• **Problem to solve**: Skipping all pictures, set down the lines of the listing from the first through the one with "const yearLabel = (y: number)".

• **Source excerpt**:
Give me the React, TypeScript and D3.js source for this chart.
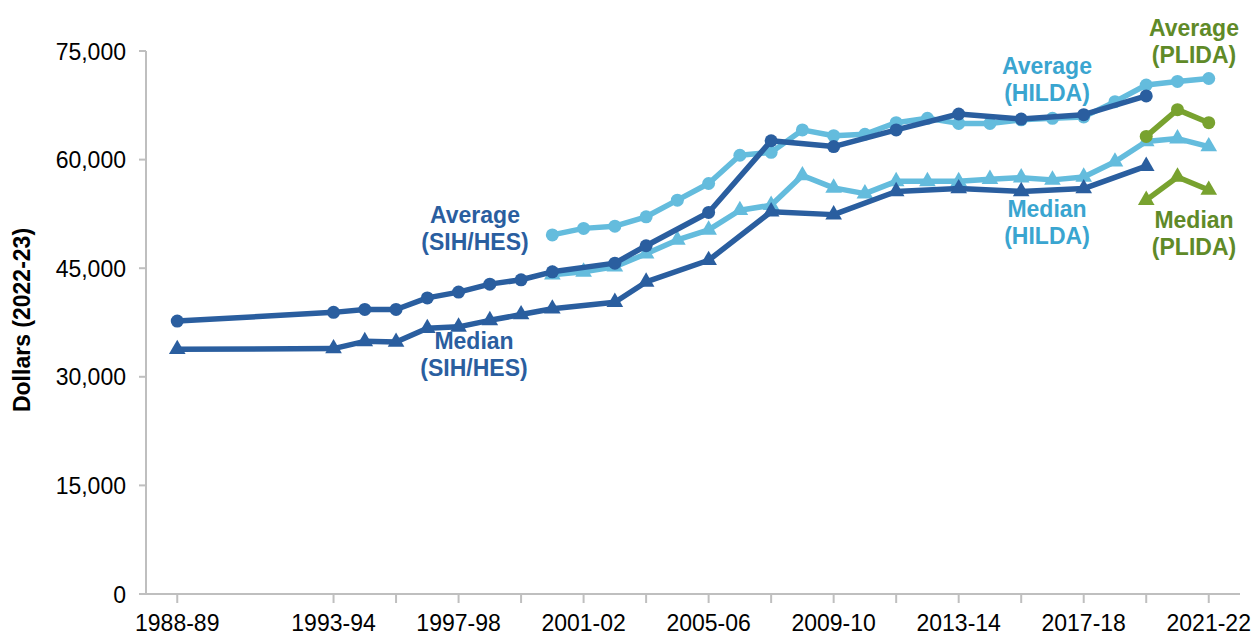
import React from "react";
import * as d3 from "d3";

const sihYears = [1988, 1993, 1994, 1995, 1996, 1997, 1998, 1999, 2000, 2002, 2003, 2005, 2007, 2009, 2011, 2013, 2015, 2017, 2019];
const sihAverage = [37700, 38900, 39300, 39300, 40900, 41700, 42800, 43400, 44500, 45700, 48100, 52700, 62600, 61800, 64100, 66300, 65600, 66200, 68800];
const sihMedian = [33800, 33900, 34900, 34800, 36700, 36900, 37800, 38600, 39400, 40300, 43100, 46100, 52800, 52400, 55600, 56000, 55600, 56000, 59100];

const hildaYears = [2000, 2001, 2002, 2003, 2004, 2005, 2006, 2007, 2008, 2009, 2010, 2011, 2012, 2013, 2014, 2015, 2016, 2017, 2018, 2019, 2020, 2021];
const hildaAverage = [49600, 50500, 50800, 52100, 54400, 56700, 60600, 61000, 64100, 63300, 63500, 65100, 65700, 65000, 65000, 65500, 65700, 65900, 68000, 70300, 70800, 71200];
const hildaMedian = [44100, 44500, 45200, 47000, 48900, 50300, 53000, 53700, 57800, 56100, 55300, 57000, 57000, 57000, 57300, 57500, 57200, 57600, 59700, 62500, 62900, 61800];

const plidaYears = [2019, 2020, 2021];
const plidaAverage = [63200, 66900, 65100];
const plidaMedian = [54400, 57600, 55800];

const yTicks = [0, 15000, 30000, 45000, 60000, 75000];
const xTickYears = [1988, 1993, 1995, 1997, 1999, 2001, 2003, 2005, 2007, 2009, 2011, 2013, 2015, 2017, 2019, 2021];
const xLabelYears = [1988, 1993, 1997, 2001, 2005, 2009, 2013, 2017, 2021];

const yearLabel = (y: number) => `${y}-${String((y + 1) % 100).padStart(2, "0")}`;

const DARK = "#2A5E9F";
const LIGHT = "#64BCDD";
const LIGHT_TEXT = "#3AA5D0";
const GREEN = "#78A22F";
const GREEN_TEXT = "#5F8A28";
const FONT = "'Liberation Sans', Arial, sans-serif";

export default function App() {
  const x = d3.scaleLinear().domain([1987, 2022]).range([146, 1240]);
  const y = d3.scaleLinear().domain([0, 75000]).range([594, 51]);
  const line = d3
    .line<[number, number]>()
    .x((d) => x(d[0]))
    .y((d) => y(d[1]));
  const tri = d3.symbol().type(d3.symbolTriangle).size(120)() as string;

  const zip = (xs: number[], ys: number[]) => xs.map((v, i) => [v, ys[i]] as [number, number]);

  const series = [
    { pts: zip(hildaYears, hildaAverage), color: LIGHT, marker: "circle" },
    { pts: zip(hildaYears, hildaMedian), color: LIGHT, marker: "tri" },
    { pts: zip(sihYears, sihAverage), color: DARK, marker: "circle" },
    { pts: zip(sihYears, sihMedian), color: DARK, marker: "tri" },
    { pts: zip(plidaYears, plidaAverage), color: GREEN, marker: "circle" },
    { pts: zip(plidaYears, plidaMedian), color: GREEN, marker: "tri" },
  ];

  const labels = [
    { t: ["Average", "(SIH/HES)"], cx: 475, by: 223, c: DARK },
    { t: ["Median", "(SIH/HES)"], cx: 474, by: 349, c: DARK },
    { t: ["Average", "(HILDA)"], cx: 1047, by: 74, c: LIGHT_TEXT },
    { t: ["Median", "(HILDA)"], cx: 1047, by: 217, c: LIGHT_TEXT },
    { t: ["Average", "(PLIDA)"], cx: 1194, by: 36, c: GREEN_TEXT },
    { t: ["Median", "(PLIDA)"], cx: 1194, by: 228, c: GREEN_TEXT },
  ];

  return (
    <svg width={1255} height={634} style={{ position: "absolute", left: 0, top: 0, fontFamily: FONT }}>
      <rect width={1255} height={634} fill="#fff" />
      {/* axes */}
      <line x1={146} x2={146} y1={y(75000)} y2={y(0)} stroke="#BFBFBF" strokeWidth={2} />
      <line x1={145} x2={1240} y1={y(0)} y2={y(0)} stroke="#BFBFBF" strokeWidth={2} />
      {yTicks.map((t) => (
        <g key={t}>
          <line x1={139} x2={146} y1={y(t)} y2={y(t)} stroke="#BFBFBF" strokeWidth={2} />
          <text x={126} y={y(t) + 8.5} textAnchor="end" fontSize={23} fill="#000">
            {d3.format(",")(t)}
          </text>
        </g>
      ))}
      {xTickYears.map((yr) => (
        <line key={yr} x1={x(yr)} x2={x(yr)} y1={y(0)} y2={y(0) + 9} stroke="#BFBFBF" strokeWidth={2} />
      ))}
      {xLabelYears.map((yr) => (
        <text key={yr} x={x(yr)} y={630.5} textAnchor="middle" fontSize={23} fill="#000">
          {yearLabel(yr)}
        </text>
      ))}
      <text
        transform={`translate(30,320) rotate(-90)`}
        textAnchor="middle"
        fontSize={23}
        fontWeight="bold"
        fill="#000"
      >
        Dollars (2022-23)
      </text>
      {/* series */}
      {series.map((s, i) => (
        <g key={i}>
          <path d={line(s.pts) || ""} fill="none" stroke={s.color} strokeWidth={5.5} strokeLinejoin="round" />
          {s.pts.map((p, j) =>
            s.marker === "circle" ? (
              <circle key={j} cx={x(p[0])} cy={y(p[1])} r={6.5} fill={s.color} />
            ) : (
              <path key={j} d={tri} transform={`translate(${x(p[0])},${y(p[1])})`} fill={s.color} />
            )
          )}
        </g>
      ))}
      {/* labels */}
      {labels.map((l, i) => (
        <text key={i} textAnchor="middle" fontSize={23} fontWeight="bold" fill={l.c}>
          <tspan x={l.cx} y={l.by}>{l.t[0]}</tspan>
          <tspan x={l.cx} y={l.by + 27}>{l.t[1]}</tspan>
        </text>
      ))}
    </svg>
  );
}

• **Finished task**:
Give me the React, TypeScript and D3.js source for this chart.
import React from "react";
import * as d3 from "d3";

const sihYears = [1988, 1993, 1994, 1995, 1996, 1997, 1998, 1999, 2000, 2002, 2003, 2005, 2007, 2009, 2011, 2013, 2015, 2017, 2019];
const sihAverage = [37700, 38900, 39300, 39300, 40900, 41700, 42800, 43400, 44500, 45700, 48100, 52700, 62600, 61800, 64100, 66300, 65600, 66200, 68800];
const sihMedian = [33800, 33900, 34900, 34800, 36700, 36900, 37800, 38600, 39400, 40300, 43100, 46100, 52800, 52400, 55600, 56000, 55600, 56000, 59100];

const hildaYears = [2000, 2001, 2002, 2003, 2004, 2005, 2006, 2007, 2008, 2009, 2010, 2011, 2012, 2013, 2014, 2015, 2016, 2017, 2018, 2019, 2020, 2021];
const hildaAverage = [49600, 50500, 50800, 52100, 54400, 56700, 60600, 61000, 64100, 63300, 63500, 65100, 65700, 65000, 65000, 65500, 65700, 65900, 68000, 70300, 70800, 71200];
const hildaMedian = [44100, 44500, 45200, 47000, 48900, 50300, 53000, 53700, 57800, 56100, 55300, 57000, 57000, 57000, 57300, 57500, 57200, 57600, 59700, 62500, 62900, 61800];

const plidaYears = [2019, 2020, 2021];
const plidaAverage = [63200, 66900, 65100];
const plidaMedian = [54400, 57600, 55800];

const yTicks = [0, 15000, 30000, 45000, 60000, 75000];
const xTickYears = [1988, 1993, 1995, 1997, 1999, 2001, 2003, 2005, 2007, 2009, 2011, 2013, 2015, 2017, 2019, 2021];
const xLabelYears = [1988, 1993, 1997, 2001, 2005, 2009, 2013, 2017, 2021];

const yearLabel = (y: number) => `${y}-${String((y + 1) % 100).padStart(2, "0")}`;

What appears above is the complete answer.